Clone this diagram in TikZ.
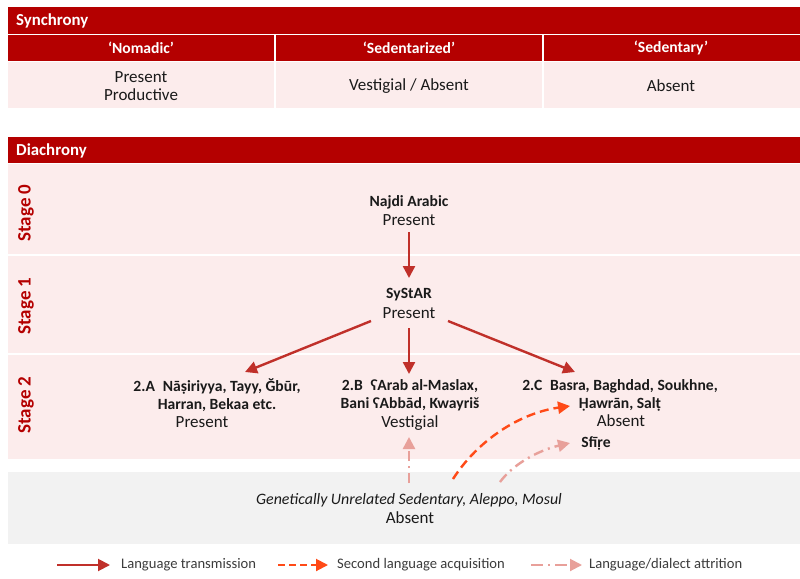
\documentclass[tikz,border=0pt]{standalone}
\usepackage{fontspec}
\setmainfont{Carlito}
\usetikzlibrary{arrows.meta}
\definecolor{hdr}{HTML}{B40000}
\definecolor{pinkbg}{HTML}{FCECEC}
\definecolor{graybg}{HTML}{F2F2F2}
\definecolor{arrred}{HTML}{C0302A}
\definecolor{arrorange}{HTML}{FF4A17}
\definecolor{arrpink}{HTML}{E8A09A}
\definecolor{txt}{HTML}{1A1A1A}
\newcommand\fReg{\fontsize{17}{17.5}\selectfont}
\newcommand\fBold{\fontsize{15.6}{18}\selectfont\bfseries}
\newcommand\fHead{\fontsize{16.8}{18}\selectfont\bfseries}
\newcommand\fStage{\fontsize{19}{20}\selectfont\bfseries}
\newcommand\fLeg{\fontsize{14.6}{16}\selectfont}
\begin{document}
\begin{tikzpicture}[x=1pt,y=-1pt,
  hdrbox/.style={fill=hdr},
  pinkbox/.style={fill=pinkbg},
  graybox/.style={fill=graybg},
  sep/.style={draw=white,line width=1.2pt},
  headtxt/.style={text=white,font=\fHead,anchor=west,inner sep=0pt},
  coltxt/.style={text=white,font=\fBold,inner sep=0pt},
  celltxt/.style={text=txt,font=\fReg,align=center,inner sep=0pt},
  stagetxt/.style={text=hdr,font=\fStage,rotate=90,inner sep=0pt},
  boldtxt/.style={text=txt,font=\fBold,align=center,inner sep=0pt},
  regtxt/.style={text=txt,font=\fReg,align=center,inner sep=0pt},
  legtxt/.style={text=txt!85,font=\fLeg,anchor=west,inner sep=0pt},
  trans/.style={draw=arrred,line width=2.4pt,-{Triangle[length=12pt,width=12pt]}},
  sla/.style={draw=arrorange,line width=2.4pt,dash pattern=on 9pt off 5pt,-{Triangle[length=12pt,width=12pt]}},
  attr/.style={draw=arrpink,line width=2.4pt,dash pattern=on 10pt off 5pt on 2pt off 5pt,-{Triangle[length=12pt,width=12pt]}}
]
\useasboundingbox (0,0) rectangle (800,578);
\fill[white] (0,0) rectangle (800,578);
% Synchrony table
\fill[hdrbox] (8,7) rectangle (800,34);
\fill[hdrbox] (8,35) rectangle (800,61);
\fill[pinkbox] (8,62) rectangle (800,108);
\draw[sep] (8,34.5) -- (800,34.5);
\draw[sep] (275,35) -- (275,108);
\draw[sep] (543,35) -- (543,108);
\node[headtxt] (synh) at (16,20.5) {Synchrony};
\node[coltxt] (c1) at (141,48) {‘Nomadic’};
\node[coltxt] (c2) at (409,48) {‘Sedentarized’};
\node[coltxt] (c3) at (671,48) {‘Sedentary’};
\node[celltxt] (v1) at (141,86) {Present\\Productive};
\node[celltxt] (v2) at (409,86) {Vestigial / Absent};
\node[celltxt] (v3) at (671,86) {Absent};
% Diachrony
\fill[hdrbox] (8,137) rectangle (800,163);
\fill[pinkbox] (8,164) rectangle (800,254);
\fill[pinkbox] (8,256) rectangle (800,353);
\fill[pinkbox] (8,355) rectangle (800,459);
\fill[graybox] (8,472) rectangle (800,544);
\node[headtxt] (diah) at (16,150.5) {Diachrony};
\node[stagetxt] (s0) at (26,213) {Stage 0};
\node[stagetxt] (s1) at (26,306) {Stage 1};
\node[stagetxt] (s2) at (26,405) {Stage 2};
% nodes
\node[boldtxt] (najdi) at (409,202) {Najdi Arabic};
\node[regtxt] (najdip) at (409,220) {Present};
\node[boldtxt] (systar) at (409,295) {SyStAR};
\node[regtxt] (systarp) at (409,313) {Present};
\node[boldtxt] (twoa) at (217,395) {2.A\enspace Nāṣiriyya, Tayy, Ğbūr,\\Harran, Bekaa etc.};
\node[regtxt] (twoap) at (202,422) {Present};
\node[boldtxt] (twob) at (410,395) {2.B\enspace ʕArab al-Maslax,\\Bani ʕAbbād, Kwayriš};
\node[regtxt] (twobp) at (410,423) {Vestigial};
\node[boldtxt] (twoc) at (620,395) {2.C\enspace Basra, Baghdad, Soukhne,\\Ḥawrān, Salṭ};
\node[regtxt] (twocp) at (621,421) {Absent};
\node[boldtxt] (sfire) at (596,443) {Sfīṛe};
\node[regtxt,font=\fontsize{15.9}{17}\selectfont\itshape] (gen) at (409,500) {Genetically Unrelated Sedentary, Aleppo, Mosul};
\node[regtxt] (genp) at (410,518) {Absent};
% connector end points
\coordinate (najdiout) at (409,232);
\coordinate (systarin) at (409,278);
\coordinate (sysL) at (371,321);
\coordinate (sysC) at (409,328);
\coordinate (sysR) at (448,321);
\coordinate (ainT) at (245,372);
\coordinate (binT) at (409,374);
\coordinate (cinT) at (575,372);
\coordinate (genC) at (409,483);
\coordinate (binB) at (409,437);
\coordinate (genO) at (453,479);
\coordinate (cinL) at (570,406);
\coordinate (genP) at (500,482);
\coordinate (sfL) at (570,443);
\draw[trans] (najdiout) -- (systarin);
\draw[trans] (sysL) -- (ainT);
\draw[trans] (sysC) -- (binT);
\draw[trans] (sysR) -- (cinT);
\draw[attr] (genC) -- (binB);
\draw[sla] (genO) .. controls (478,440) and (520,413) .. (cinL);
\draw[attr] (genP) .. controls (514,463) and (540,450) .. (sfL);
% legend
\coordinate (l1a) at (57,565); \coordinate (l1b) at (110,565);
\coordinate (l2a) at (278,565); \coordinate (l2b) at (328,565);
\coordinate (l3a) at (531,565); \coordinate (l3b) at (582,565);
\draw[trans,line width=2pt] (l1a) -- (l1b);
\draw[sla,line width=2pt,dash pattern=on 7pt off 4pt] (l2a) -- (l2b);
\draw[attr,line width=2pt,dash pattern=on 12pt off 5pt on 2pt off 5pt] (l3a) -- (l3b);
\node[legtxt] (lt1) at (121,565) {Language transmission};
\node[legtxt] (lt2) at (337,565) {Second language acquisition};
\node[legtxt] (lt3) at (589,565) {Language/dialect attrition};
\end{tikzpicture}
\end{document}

══════════════════════════════

--- TASK DESCRIPTION ---
Repeat the material above in full and exactly, omitting the pictures.

--- TASK SOLUTION ---
Clone this diagram in TikZ.
\documentclass[tikz,border=0pt]{standalone}
\usepackage{fontspec}
\setmainfont{Carlito}
\usetikzlibrary{arrows.meta}
\definecolor{hdr}{HTML}{B40000}
\definecolor{pinkbg}{HTML}{FCECEC}
\definecolor{graybg}{HTML}{F2F2F2}
\definecolor{arrred}{HTML}{C0302A}
\definecolor{arrorange}{HTML}{FF4A17}
\definecolor{arrpink}{HTML}{E8A09A}
\definecolor{txt}{HTML}{1A1A1A}
\newcommand\fReg{\fontsize{17}{17.5}\selectfont}
\newcommand\fBold{\fontsize{15.6}{18}\selectfont\bfseries}
\newcommand\fHead{\fontsize{16.8}{18}\selectfont\bfseries}
\newcommand\fStage{\fontsize{19}{20}\selectfont\bfseries}
\newcommand\fLeg{\fontsize{14.6}{16}\selectfont}
\begin{document}
\begin{tikzpicture}[x=1pt,y=-1pt,
  hdrbox/.style={fill=hdr},
  pinkbox/.style={fill=pinkbg},
  graybox/.style={fill=graybg},
  sep/.style={draw=white,line width=1.2pt},
  headtxt/.style={text=white,font=\fHead,anchor=west,inner sep=0pt},
  coltxt/.style={text=white,font=\fBold,inner sep=0pt},
  celltxt/.style={text=txt,font=\fReg,align=center,inner sep=0pt},
  stagetxt/.style={text=hdr,font=\fStage,rotate=90,inner sep=0pt},
  boldtxt/.style={text=txt,font=\fBold,align=center,inner sep=0pt},
  regtxt/.style={text=txt,font=\fReg,align=center,inner sep=0pt},
  legtxt/.style={text=txt!85,font=\fLeg,anchor=west,inner sep=0pt},
  trans/.style={draw=arrred,line width=2.4pt,-{Triangle[length=12pt,width=12pt]}},
  sla/.style={draw=arrorange,line width=2.4pt,dash pattern=on 9pt off 5pt,-{Triangle[length=12pt,width=12pt]}},
  attr/.style={draw=arrpink,line width=2.4pt,dash pattern=on 10pt off 5pt on 2pt off 5pt,-{Triangle[length=12pt,width=12pt]}}
]
\useasboundingbox (0,0) rectangle (800,578);
\fill[white] (0,0) rectangle (800,578);
% Synchrony table
\fill[hdrbox] (8,7) rectangle (800,34);
\fill[hdrbox] (8,35) rectangle (800,61);
\fill[pinkbox] (8,62) rectangle (800,108);
\draw[sep] (8,34.5) -- (800,34.5);
\draw[sep] (275,35) -- (275,108);
\draw[sep] (543,35) -- (543,108);
\node[headtxt] (synh) at (16,20.5) {Synchrony};
\node[coltxt] (c1) at (141,48) {‘Nomadic’};
\node[coltxt] (c2) at (409,48) {‘Sedentarized’};
\node[coltxt] (c3) at (671,48) {‘Sedentary’};
\node[celltxt] (v1) at (141,86) {Present\\Productive};
\node[celltxt] (v2) at (409,86) {Vestigial / Absent};
\node[celltxt] (v3) at (671,86) {Absent};
% Diachrony
\fill[hdrbox] (8,137) rectangle (800,163);
\fill[pinkbox] (8,164) rectangle (800,254);
\fill[pinkbox] (8,256) rectangle (800,353);
\fill[pinkbox] (8,355) rectangle (800,459);
\fill[graybox] (8,472) rectangle (800,544);
\node[headtxt] (diah) at (16,150.5) {Diachrony};
\node[stagetxt] (s0) at (26,213) {Stage 0};
\node[stagetxt] (s1) at (26,306) {Stage 1};
\node[stagetxt] (s2) at (26,405) {Stage 2};
% nodes
\node[boldtxt] (najdi) at (409,202) {Najdi Arabic};
\node[regtxt] (najdip) at (409,220) {Present};
\node[boldtxt] (systar) at (409,295) {SyStAR};
\node[regtxt] (systarp) at (409,313) {Present};
\node[boldtxt] (twoa) at (217,395) {2.A\enspace Nāṣiriyya, Tayy, Ğbūr,\\Harran, Bekaa etc.};
\node[regtxt] (twoap) at (202,422) {Present};
\node[boldtxt] (twob) at (410,395) {2.B\enspace ʕArab al-Maslax,\\Bani ʕAbbād, Kwayriš};
\node[regtxt] (twobp) at (410,423) {Vestigial};
\node[boldtxt] (twoc) at (620,395) {2.C\enspace Basra, Baghdad, Soukhne,\\Ḥawrān, Salṭ};
\node[regtxt] (twocp) at (621,421) {Absent};
\node[boldtxt] (sfire) at (596,443) {Sfīṛe};
\node[regtxt,font=\fontsize{15.9}{17}\selectfont\itshape] (gen) at (409,500) {Genetically Unrelated Sedentary, Aleppo, Mosul};
\node[regtxt] (genp) at (410,518) {Absent};
% connector end points
\coordinate (najdiout) at (409,232);
\coordinate (systarin) at (409,278);
\coordinate (sysL) at (371,321);
\coordinate (sysC) at (409,328);
\coordinate (sysR) at (448,321);
\coordinate (ainT) at (245,372);
\coordinate (binT) at (409,374);
\coordinate (cinT) at (575,372);
\coordinate (genC) at (409,483);
\coordinate (binB) at (409,437);
\coordinate (genO) at (453,479);
\coordinate (cinL) at (570,406);
\coordinate (genP) at (500,482);
\coordinate (sfL) at (570,443);
\draw[trans] (najdiout) -- (systarin);
\draw[trans] (sysL) -- (ainT);
\draw[trans] (sysC) -- (binT);
\draw[trans] (sysR) -- (cinT);
\draw[attr] (genC) -- (binB);
\draw[sla] (genO) .. controls (478,440) and (520,413) .. (cinL);
\draw[attr] (genP) .. controls (514,463) and (540,450) .. (sfL);
% legend
\coordinate (l1a) at (57,565); \coordinate (l1b) at (110,565);
\coordinate (l2a) at (278,565); \coordinate (l2b) at (328,565);
\coordinate (l3a) at (531,565); \coordinate (l3b) at (582,565);
\draw[trans,line width=2pt] (l1a) -- (l1b);
\draw[sla,line width=2pt,dash pattern=on 7pt off 4pt] (l2a) -- (l2b);
\draw[attr,line width=2pt,dash pattern=on 12pt off 5pt on 2pt off 5pt] (l3a) -- (l3b);
\node[legtxt] (lt1) at (121,565) {Language transmission};
\node[legtxt] (lt2) at (337,565) {Second language acquisition};
\node[legtxt] (lt3) at (589,565) {Language/dialect attrition};
\end{tikzpicture}
\end{document}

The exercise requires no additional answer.